The court voted 5-4 to grant a Trump administration request to lift injunctions blocking the policy while challenges continue in lower courts.
The four liberal judges on the court opposed the ruling.
The policy prohibits “transgender persons who require or have undergone gender transition” from serving.
The top court’s ruling is not a mandate, but it has opened up the option for the military to enforce the ban.
The Trump administration had also appealed for an expedited ruling on the case, which the Supreme Court declined to take up.
What is the transgender policy?
The president announced on Twitter in 2017 that the country would no longer “accept or allow” transgender Americans to serve in the military, citing “tremendous medical costs and disruption”.
The then defence secretary Jim Mattis refined the policy to limit it to individuals with a history of gender dysphoria, or when a person’s biological sex and identity does not match.
He said the new policy would make exceptions for several hundred transgender people already serving openly or willing to serve “in their biological sex”.

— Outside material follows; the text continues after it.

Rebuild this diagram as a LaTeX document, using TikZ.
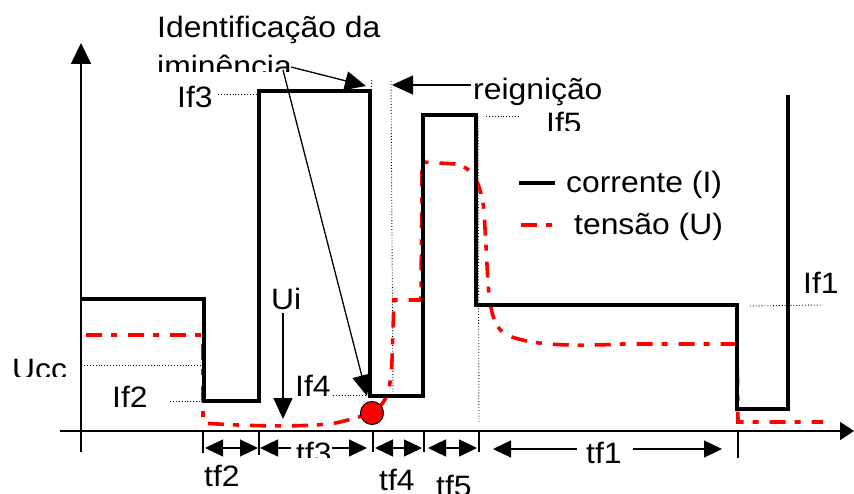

There are currently some 8,980 active duty transgender troops, according to Department of Defence data analysed by the Palm Center, a public policy nonprofit.
Gen Mattis in his memo argued that “by its very nature, military service requires sacrifice,” and that those who serve “voluntarily accept limitations on their personal liberties”.
The move is a reversal of an Obama administration policy that ruled transgender Americans could serve openly in the military as well as obtain funding for gender re-assignment surgery.